Taylor, who turns 54 this month, found her calling by happenstance. In 1990, her husband relocated to South Florida for work and she needed a job, so she answered an ad. She didn’t even know what a business manager was — she’d been an accountant at mega firm Arthur Andersen — when she joined a management firm called Davimos, where she worked with Uptown Records and met Sean “Diddy” Combs (then an intern at the label, now her longtime client). “I was too dumb to know that women weren’t business managers,” she says. “I always just kept my head down and worked hard.”
She launched Tri Star Sports & Entertainment Group in 1992 and reinvested the money she made from clients — including her cut of boxer Michael Moorer’s purses for fighting Evander Holyfield and George Foreman — back into her business. Now, 27 years later, she’s running one of the top firms in the entertainment industry, with a staff of 154 (it’s 70 percent female), offices in Nashville and L.A. and clients like Britney Spears, Florida Georgia Line, Reba McEntire, Jason Derulo, Priyanka Chopra Jonas, Mary J. Blige and Aerosmith frontman Steven Tyler.
“I love the opportunities that a lot of great people have afforded me,” says Taylor, crediting a long list of mentors and friends for helping her along the way, including late music exec Mercyline “Mike” Bernardo, music power lawyers Don Passman and Aaron Rosenberg, Live Nation CEO Michael Rapino, mogul Irving Azoff and Endeavor executive chairman Patrick Whitesell.
“She’s had great strategy, and it’s created a great culture for people to work in,” says Whitesell. “And her clients know she will fight ferociously for them.” Adds Passman, “Lou has the ability to make finances understandable to people who don’t really want to know about it.”

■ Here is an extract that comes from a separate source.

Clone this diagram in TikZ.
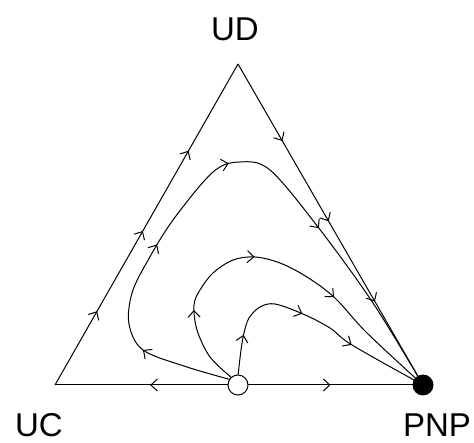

Rosenberg says Taylor is “exceptional for many, many reasons,” including that she takes a holistic approach to her job and is “redefining what business management means in the 21st Century.”
Florida Georgia Line duo Tyler Hubbard and Brian Kelley say in addition to being their money manager she’s also a mentor and friend who pours her heart and soul into her clients. “Lou is a true inspiration on so many levels,” they tell THR. “We have no idea how she does everything she does.”
When she’s not helping a client change the cultural landscape (like Spears’ reinvention of the Las Vegas residency), sort out postmortem rights (Prince’s estate) or open a creative compound (like FGL’s Meet and Greet, which she describes as Cheers with lavender coffee instead of alcohol), Taylor is supporting the school she and her husband opened in Haiti and preparing for the launch of a mysterious “disrupter technology” she’s developing: “I work my ass off 24/7.”